_MATERIAL_:
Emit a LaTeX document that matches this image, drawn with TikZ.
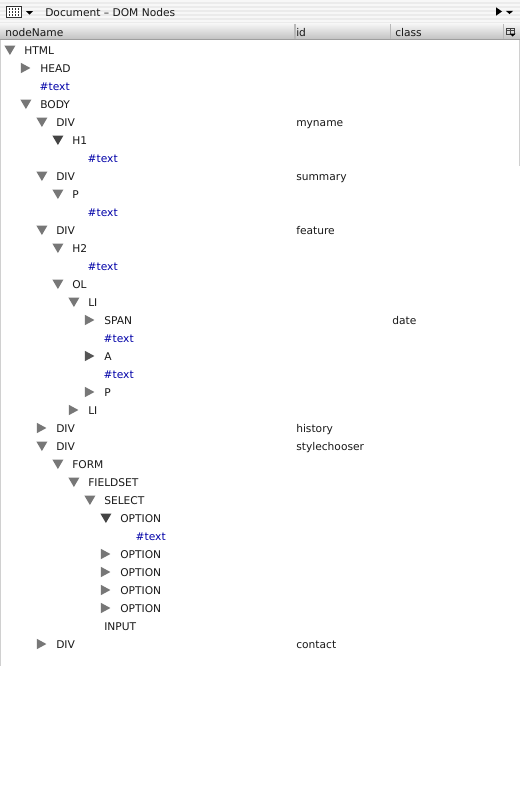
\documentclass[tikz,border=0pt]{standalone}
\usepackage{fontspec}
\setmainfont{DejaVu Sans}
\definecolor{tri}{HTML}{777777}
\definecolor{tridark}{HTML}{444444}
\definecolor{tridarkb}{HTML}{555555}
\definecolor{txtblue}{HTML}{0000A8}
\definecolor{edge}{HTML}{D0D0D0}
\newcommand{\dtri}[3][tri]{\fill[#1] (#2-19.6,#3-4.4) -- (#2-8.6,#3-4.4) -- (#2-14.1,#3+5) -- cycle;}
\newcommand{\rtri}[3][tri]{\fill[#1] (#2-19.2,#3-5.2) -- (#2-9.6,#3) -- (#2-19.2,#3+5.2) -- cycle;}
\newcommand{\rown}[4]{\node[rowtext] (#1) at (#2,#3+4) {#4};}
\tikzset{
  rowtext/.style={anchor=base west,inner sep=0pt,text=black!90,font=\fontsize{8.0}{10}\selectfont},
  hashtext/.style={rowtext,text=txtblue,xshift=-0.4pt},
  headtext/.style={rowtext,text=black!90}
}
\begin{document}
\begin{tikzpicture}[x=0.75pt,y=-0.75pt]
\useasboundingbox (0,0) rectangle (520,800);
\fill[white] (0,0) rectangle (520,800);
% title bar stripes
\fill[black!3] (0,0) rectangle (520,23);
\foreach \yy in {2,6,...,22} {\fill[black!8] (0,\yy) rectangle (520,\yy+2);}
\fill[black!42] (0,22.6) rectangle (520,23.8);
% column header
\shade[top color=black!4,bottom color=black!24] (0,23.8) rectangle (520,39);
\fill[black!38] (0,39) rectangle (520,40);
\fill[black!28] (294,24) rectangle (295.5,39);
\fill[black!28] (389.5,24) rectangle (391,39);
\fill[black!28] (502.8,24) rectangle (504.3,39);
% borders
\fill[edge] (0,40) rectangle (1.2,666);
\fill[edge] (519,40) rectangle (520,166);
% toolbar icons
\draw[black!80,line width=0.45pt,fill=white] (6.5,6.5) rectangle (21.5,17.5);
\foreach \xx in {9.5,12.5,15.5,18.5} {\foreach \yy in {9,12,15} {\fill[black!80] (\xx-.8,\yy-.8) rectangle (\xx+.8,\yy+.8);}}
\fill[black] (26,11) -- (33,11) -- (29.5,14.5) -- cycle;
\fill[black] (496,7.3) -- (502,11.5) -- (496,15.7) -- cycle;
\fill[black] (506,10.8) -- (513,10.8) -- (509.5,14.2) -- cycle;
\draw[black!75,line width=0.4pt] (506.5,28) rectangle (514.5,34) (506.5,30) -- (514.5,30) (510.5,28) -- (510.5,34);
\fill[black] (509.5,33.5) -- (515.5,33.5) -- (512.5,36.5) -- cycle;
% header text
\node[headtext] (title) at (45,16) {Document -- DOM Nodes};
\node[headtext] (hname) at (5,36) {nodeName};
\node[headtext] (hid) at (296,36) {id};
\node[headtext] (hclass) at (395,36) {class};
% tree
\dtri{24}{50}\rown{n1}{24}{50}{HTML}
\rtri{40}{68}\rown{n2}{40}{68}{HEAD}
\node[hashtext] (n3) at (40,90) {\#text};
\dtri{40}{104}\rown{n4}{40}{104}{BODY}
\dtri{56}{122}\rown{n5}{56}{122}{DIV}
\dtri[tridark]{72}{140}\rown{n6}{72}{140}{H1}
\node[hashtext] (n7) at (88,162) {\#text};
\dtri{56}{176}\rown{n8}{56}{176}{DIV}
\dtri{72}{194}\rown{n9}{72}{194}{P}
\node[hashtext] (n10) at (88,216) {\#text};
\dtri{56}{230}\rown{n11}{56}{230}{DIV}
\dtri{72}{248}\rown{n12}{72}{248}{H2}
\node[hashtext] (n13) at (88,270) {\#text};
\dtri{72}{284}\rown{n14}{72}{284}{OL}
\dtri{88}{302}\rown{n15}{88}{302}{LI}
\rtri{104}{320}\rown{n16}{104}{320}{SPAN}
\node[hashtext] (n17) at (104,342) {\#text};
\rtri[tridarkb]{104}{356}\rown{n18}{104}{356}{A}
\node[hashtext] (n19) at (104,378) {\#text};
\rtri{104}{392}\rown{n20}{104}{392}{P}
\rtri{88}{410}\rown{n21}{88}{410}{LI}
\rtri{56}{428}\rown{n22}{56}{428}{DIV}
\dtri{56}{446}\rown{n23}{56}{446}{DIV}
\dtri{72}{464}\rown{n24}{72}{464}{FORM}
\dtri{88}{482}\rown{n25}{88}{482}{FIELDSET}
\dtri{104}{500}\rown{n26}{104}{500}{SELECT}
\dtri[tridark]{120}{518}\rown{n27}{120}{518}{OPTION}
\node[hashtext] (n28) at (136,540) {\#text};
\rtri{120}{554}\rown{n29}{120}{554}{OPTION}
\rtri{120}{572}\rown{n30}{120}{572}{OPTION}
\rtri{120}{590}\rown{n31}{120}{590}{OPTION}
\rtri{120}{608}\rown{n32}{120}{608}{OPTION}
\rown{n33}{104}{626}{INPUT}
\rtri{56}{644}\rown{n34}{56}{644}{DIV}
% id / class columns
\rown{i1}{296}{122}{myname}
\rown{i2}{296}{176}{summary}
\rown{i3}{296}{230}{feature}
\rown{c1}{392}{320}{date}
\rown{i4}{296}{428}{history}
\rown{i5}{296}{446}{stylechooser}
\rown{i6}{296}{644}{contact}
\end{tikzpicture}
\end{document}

==

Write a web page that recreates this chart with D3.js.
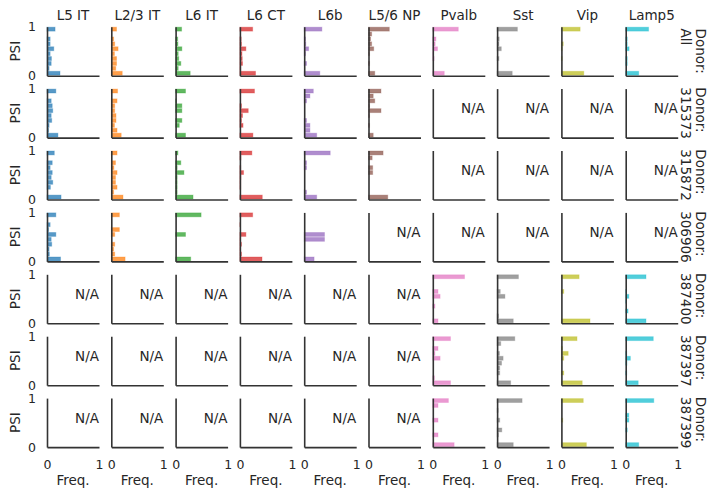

---

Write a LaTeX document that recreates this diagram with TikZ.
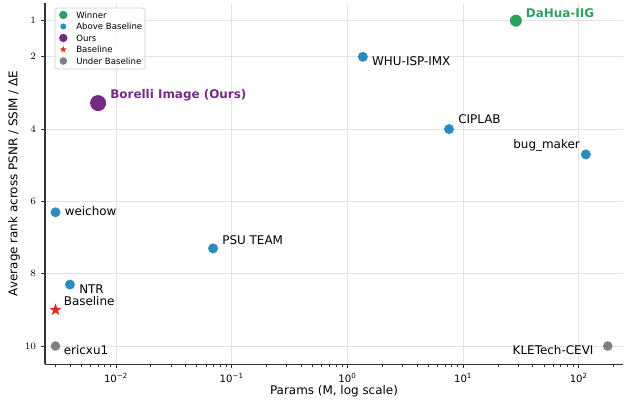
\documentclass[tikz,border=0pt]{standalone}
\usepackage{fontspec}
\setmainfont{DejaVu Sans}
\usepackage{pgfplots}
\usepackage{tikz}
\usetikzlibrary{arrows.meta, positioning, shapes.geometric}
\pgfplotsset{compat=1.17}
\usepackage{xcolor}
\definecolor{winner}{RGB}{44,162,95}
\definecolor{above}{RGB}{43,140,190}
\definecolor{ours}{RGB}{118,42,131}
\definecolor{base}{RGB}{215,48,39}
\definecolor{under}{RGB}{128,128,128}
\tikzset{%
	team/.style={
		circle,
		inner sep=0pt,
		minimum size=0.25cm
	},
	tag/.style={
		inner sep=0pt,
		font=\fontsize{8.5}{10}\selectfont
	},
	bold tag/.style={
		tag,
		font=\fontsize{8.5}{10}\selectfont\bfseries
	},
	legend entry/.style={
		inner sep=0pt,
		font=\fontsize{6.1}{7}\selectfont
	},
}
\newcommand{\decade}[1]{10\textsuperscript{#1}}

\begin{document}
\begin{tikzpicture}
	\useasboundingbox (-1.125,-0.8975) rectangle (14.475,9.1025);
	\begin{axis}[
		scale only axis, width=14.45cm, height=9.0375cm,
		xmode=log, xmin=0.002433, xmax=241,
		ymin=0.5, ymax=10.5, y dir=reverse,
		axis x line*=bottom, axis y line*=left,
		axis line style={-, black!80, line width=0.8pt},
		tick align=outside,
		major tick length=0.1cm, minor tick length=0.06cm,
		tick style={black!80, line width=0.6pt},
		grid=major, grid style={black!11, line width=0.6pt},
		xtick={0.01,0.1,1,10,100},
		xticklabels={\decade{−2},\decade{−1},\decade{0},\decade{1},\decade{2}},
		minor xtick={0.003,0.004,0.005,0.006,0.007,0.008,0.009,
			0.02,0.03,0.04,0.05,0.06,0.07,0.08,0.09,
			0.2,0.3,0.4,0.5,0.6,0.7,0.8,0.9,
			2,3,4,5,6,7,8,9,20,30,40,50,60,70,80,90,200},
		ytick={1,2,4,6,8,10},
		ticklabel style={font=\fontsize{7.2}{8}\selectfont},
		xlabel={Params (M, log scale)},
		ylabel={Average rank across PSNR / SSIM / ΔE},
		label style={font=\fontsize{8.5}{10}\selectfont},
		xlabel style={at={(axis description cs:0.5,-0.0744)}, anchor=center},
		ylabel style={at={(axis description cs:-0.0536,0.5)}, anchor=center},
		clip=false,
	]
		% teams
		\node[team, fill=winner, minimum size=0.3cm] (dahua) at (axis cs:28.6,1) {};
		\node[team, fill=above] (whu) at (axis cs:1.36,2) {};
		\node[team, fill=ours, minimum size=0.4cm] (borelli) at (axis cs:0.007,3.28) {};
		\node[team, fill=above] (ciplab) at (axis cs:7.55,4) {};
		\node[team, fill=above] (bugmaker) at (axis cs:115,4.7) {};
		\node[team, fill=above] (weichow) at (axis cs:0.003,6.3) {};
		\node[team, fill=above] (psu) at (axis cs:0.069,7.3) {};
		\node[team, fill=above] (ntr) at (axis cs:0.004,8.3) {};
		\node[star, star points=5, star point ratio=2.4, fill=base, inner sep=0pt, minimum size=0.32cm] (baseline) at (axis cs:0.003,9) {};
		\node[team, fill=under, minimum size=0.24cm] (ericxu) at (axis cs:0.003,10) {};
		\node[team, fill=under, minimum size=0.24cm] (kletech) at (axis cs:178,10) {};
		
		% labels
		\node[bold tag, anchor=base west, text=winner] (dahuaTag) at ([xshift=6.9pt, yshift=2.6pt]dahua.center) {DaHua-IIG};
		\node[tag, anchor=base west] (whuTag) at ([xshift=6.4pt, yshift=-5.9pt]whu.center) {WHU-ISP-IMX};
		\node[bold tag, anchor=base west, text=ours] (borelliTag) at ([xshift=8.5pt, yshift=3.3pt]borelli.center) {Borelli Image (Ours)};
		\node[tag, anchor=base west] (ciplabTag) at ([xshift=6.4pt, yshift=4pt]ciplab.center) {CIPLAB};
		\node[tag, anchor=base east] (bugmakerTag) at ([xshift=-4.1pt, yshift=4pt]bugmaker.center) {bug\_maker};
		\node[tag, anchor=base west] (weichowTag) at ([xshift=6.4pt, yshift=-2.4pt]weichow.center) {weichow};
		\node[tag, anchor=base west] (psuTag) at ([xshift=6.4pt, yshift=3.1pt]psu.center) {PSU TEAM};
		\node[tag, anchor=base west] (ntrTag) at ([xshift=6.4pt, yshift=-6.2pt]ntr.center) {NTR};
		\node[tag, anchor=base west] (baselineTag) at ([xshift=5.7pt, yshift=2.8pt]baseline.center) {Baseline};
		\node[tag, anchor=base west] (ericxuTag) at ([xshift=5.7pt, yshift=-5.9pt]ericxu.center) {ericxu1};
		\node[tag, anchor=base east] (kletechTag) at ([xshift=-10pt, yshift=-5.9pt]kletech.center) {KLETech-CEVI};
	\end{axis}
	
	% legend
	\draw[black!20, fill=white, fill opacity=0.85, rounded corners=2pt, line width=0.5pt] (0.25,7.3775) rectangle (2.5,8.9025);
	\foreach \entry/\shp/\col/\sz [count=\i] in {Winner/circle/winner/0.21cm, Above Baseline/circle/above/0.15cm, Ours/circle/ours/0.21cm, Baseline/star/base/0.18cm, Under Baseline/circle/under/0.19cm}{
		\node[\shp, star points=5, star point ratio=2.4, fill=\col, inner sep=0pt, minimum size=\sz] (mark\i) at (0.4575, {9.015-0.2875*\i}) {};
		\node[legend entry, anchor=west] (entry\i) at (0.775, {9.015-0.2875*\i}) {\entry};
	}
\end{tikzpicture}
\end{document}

_GOAL_: Among the lines of the material, find those that hold the word "this" and copy them.

_EXPECTED OUTPUT_:
Emit a LaTeX document that matches this image, drawn with TikZ.
Write a web page that recreates this chart with D3.js.
Write a LaTeX document that recreates this diagram with TikZ.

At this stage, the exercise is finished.